**Available data:**
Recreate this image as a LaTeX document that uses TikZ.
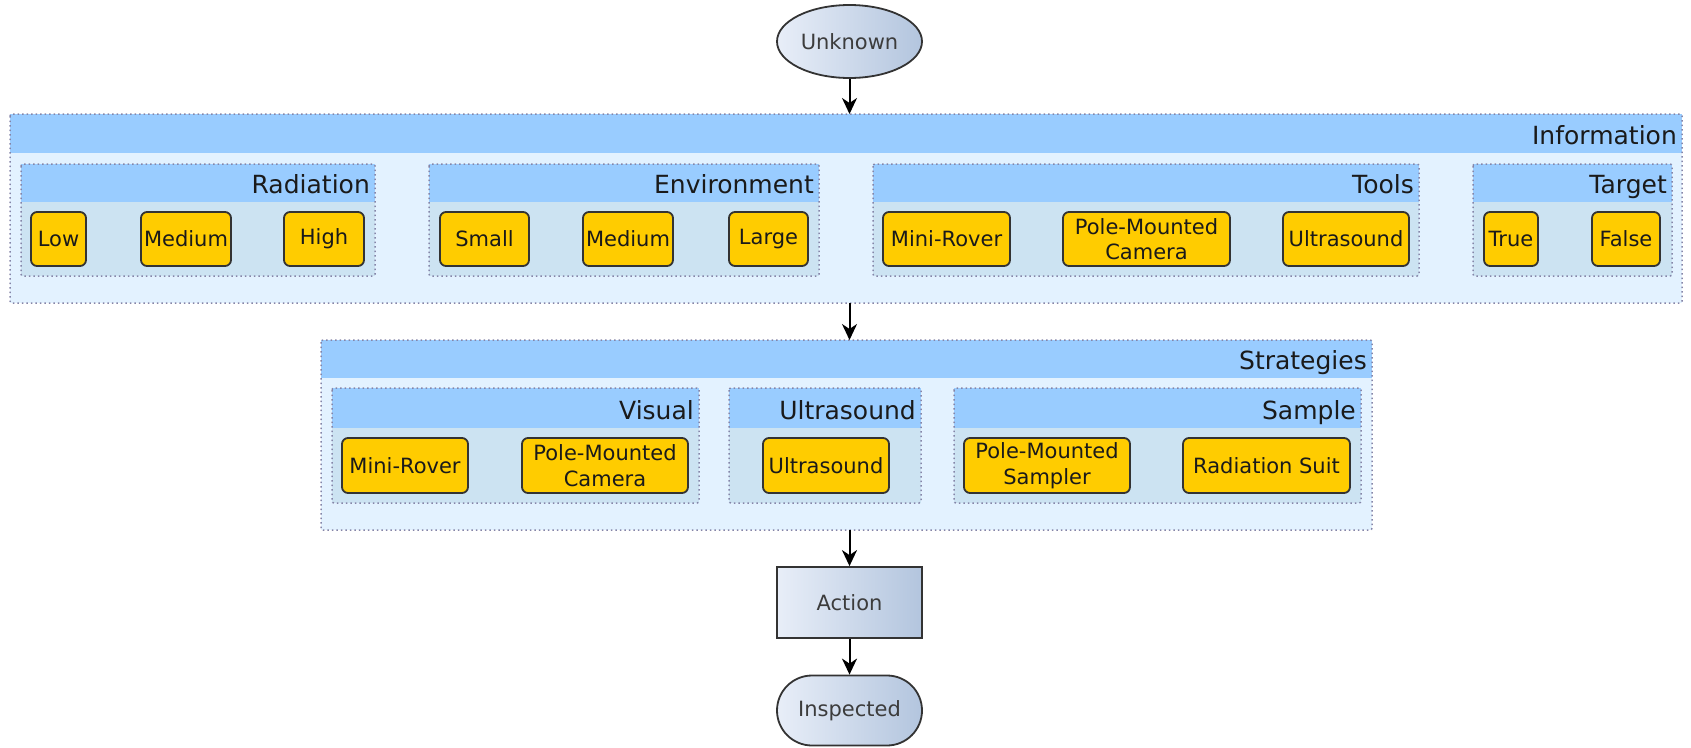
\documentclass[tikz,border=0pt]{standalone}
\usepackage{fontspec}
\setmainfont{DejaVu Sans}
\usetikzlibrary{arrows.meta,calc,shapes.geometric,shapes.misc}
\definecolor{hdr}{HTML}{99CCFF}
\definecolor{outerbody}{HTML}{E3F2FF}
\definecolor{grpbody}{HTML}{CCE3F2}
\definecolor{dotc}{HTML}{8585A8}
\definecolor{itemfill}{HTML}{FFCC00}
\definecolor{itemdraw}{HTML}{333333}
\definecolor{gradl}{HTML}{E8EEF8}
\definecolor{gradr}{HTML}{B3C5DE}
\definecolor{txt}{HTML}{1A1A1A}
\tikzset{
  item/.style={draw=itemdraw, line width=1.8pt, fill=itemfill, rounded corners=6pt,
    inner sep=0pt, align=center, font=\fontsize{21}{25.5}\selectfont, text=txt},
  grpnode/.style={inner sep=0pt, outer sep=0pt, draw=none},
  dotborder/.style={draw=dotc, line width=1.5pt, dash pattern=on 1.5pt off 3pt, rounded corners=2pt},
  title/.style={inner sep=0pt, font=\fontsize{25}{29}\selectfont, text=txt},
  flow/.style={draw=itemdraw, line width=1.8pt, left color=gradl, right color=gradr,
    inner sep=0pt, font=\fontsize{21}{25}\selectfont, text=txt!85},
  arr/.style={line width=2pt, -{Stealth[length=16pt,width=15pt,inset=5pt]}},
}
% name, left, top, header bottom, right, bottom, title, body colour
\newcommand\mygroup[8]{%
  \node[grpnode, fill=#8, anchor=north west, minimum width={#5-#2}, minimum height={#6-#3}] (#1) at (#2,#3) {};
  \fill[hdr] (#1.north west) rectangle (#5,#4);
  \draw[dotborder] (#1.north west) rectangle (#1.south east);
  \node[title, anchor=base east] (#1-title) at ({#5-5},{#4-9}) {#7};
}
% name, left, right, centre y, height, text
\newcommand\myitem[6]{%
  \node[item, minimum width={#3-#2}, minimum height={#5}] (#1) at ({(#2+#3)/2},#4) {#6};
}
\begin{document}
\begin{tikzpicture}[x=1pt,y=-1pt]
\useasboundingbox (0,0) rectangle (1691,747);

% Unknown
\node[flow, ellipse, minimum width=145pt, minimum height=73pt] (unk) at (849.5,41.5) {Unknown};

% Information
\mygroup{info}{10}{114}{153}{1682}{303}{Information}{outerbody}
\mygroup{rad}{21}{164}{202}{375}{276}{Radiation}{grpbody}
\mygroup{env}{429}{164}{202}{819}{276}{Environment}{grpbody}
\mygroup{tools}{873}{164}{202}{1419}{276}{Tools}{grpbody}
\mygroup{target}{1473}{164}{202}{1672}{276}{Target}{grpbody}

\myitem{low}{31}{86}{239}{54}{Low}
\myitem{radmed}{141}{231}{239}{54}{Medium}
\myitem{high}{284}{364}{239}{54}{High}
\myitem{small}{440}{529}{239}{54}{Small}
\myitem{envmed}{583}{673}{239}{54}{Medium}
\myitem{large}{729}{808}{239}{54}{Large}
\myitem{toolrover}{883}{1010}{239}{54}{Mini-Rover}
\myitem{toolcam}{1063}{1230}{239}{54}{Pole-Mounted\\Camera}
\myitem{toolus}{1283}{1409}{239}{54}{Ultrasound}
\myitem{true}{1484}{1538}{239}{54}{True}
\myitem{false}{1592}{1660}{239}{54}{False}

% Strategies
\mygroup{strat}{321}{340}{378}{1372}{530}{Strategies}{outerbody}
\mygroup{visual}{332}{388}{428}{699}{503}{Visual}{grpbody}
\mygroup{ultra}{729}{388}{428}{921}{503}{Ultrasound}{grpbody}
\mygroup{sample}{954}{388}{428}{1361}{503}{Sample}{grpbody}

\myitem{srover}{342}{468}{465.5}{55}{Mini-Rover}
\myitem{scam}{522}{688}{465.5}{55}{Pole-Mounted\\Camera}
\myitem{sus}{763}{889}{465.5}{55}{Ultrasound}
\myitem{ssampler}{964}{1130}{465.5}{55}{Pole-Mounted\\Sampler}
\myitem{ssuit}{1183}{1350}{465.5}{55}{Radiation Suit}

% Action and Inspected
\node[flow, rectangle, minimum width=145pt, minimum height=71pt] (act) at (849.5,602.5) {Action};
\node[flow, rounded rectangle, minimum width=145pt, minimum height=70pt] (insp) at (849.5,710.5) {Inspected};

% connectors
\draw[arr] (unk.south) -- (unk.south |- info.north);
\draw[arr] (unk.south |- info.south) -- (unk.south |- strat.north);
\draw[arr] (act.north |- strat.south) -- (act.north);
\draw[arr] (act.south) -- (insp.north);
\end{tikzpicture}
\end{document}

**Work to do:**
Transcribe the material exactly, keeping every word and none of the pictures.

**Solved problem:**
Recreate this image as a LaTeX document that uses TikZ.
\documentclass[tikz,border=0pt]{standalone}
\usepackage{fontspec}
\setmainfont{DejaVu Sans}
\usetikzlibrary{arrows.meta,calc,shapes.geometric,shapes.misc}
\definecolor{hdr}{HTML}{99CCFF}
\definecolor{outerbody}{HTML}{E3F2FF}
\definecolor{grpbody}{HTML}{CCE3F2}
\definecolor{dotc}{HTML}{8585A8}
\definecolor{itemfill}{HTML}{FFCC00}
\definecolor{itemdraw}{HTML}{333333}
\definecolor{gradl}{HTML}{E8EEF8}
\definecolor{gradr}{HTML}{B3C5DE}
\definecolor{txt}{HTML}{1A1A1A}
\tikzset{
  item/.style={draw=itemdraw, line width=1.8pt, fill=itemfill, rounded corners=6pt,
    inner sep=0pt, align=center, font=\fontsize{21}{25.5}\selectfont, text=txt},
  grpnode/.style={inner sep=0pt, outer sep=0pt, draw=none},
  dotborder/.style={draw=dotc, line width=1.5pt, dash pattern=on 1.5pt off 3pt, rounded corners=2pt},
  title/.style={inner sep=0pt, font=\fontsize{25}{29}\selectfont, text=txt},
  flow/.style={draw=itemdraw, line width=1.8pt, left color=gradl, right color=gradr,
    inner sep=0pt, font=\fontsize{21}{25}\selectfont, text=txt!85},
  arr/.style={line width=2pt, -{Stealth[length=16pt,width=15pt,inset=5pt]}},
}
% name, left, top, header bottom, right, bottom, title, body colour
\newcommand\mygroup[8]{%
  \node[grpnode, fill=#8, anchor=north west, minimum width={#5-#2}, minimum height={#6-#3}] (#1) at (#2,#3) {};
  \fill[hdr] (#1.north west) rectangle (#5,#4);
  \draw[dotborder] (#1.north west) rectangle (#1.south east);
  \node[title, anchor=base east] (#1-title) at ({#5-5},{#4-9}) {#7};
}
% name, left, right, centre y, height, text
\newcommand\myitem[6]{%
  \node[item, minimum width={#3-#2}, minimum height={#5}] (#1) at ({(#2+#3)/2},#4) {#6};
}
\begin{document}
\begin{tikzpicture}[x=1pt,y=-1pt]
\useasboundingbox (0,0) rectangle (1691,747);

% Unknown
\node[flow, ellipse, minimum width=145pt, minimum height=73pt] (unk) at (849.5,41.5) {Unknown};

% Information
\mygroup{info}{10}{114}{153}{1682}{303}{Information}{outerbody}
\mygroup{rad}{21}{164}{202}{375}{276}{Radiation}{grpbody}
\mygroup{env}{429}{164}{202}{819}{276}{Environment}{grpbody}
\mygroup{tools}{873}{164}{202}{1419}{276}{Tools}{grpbody}
\mygroup{target}{1473}{164}{202}{1672}{276}{Target}{grpbody}

\myitem{low}{31}{86}{239}{54}{Low}
\myitem{radmed}{141}{231}{239}{54}{Medium}
\myitem{high}{284}{364}{239}{54}{High}
\myitem{small}{440}{529}{239}{54}{Small}
\myitem{envmed}{583}{673}{239}{54}{Medium}
\myitem{large}{729}{808}{239}{54}{Large}
\myitem{toolrover}{883}{1010}{239}{54}{Mini-Rover}
\myitem{toolcam}{1063}{1230}{239}{54}{Pole-Mounted\\Camera}
\myitem{toolus}{1283}{1409}{239}{54}{Ultrasound}
\myitem{true}{1484}{1538}{239}{54}{True}
\myitem{false}{1592}{1660}{239}{54}{False}

% Strategies
\mygroup{strat}{321}{340}{378}{1372}{530}{Strategies}{outerbody}
\mygroup{visual}{332}{388}{428}{699}{503}{Visual}{grpbody}
\mygroup{ultra}{729}{388}{428}{921}{503}{Ultrasound}{grpbody}
\mygroup{sample}{954}{388}{428}{1361}{503}{Sample}{grpbody}

\myitem{srover}{342}{468}{465.5}{55}{Mini-Rover}
\myitem{scam}{522}{688}{465.5}{55}{Pole-Mounted\\Camera}
\myitem{sus}{763}{889}{465.5}{55}{Ultrasound}
\myitem{ssampler}{964}{1130}{465.5}{55}{Pole-Mounted\\Sampler}
\myitem{ssuit}{1183}{1350}{465.5}{55}{Radiation Suit}

% Action and Inspected
\node[flow, rectangle, minimum width=145pt, minimum height=71pt] (act) at (849.5,602.5) {Action};
\node[flow, rounded rectangle, minimum width=145pt, minimum height=70pt] (insp) at (849.5,710.5) {Inspected};

% connectors
\draw[arr] (unk.south) -- (unk.south |- info.north);
\draw[arr] (unk.south |- info.south) -- (unk.south |- strat.north);
\draw[arr] (act.north |- strat.south) -- (act.north);
\draw[arr] (act.south) -- (insp.north);
\end{tikzpicture}
\end{document}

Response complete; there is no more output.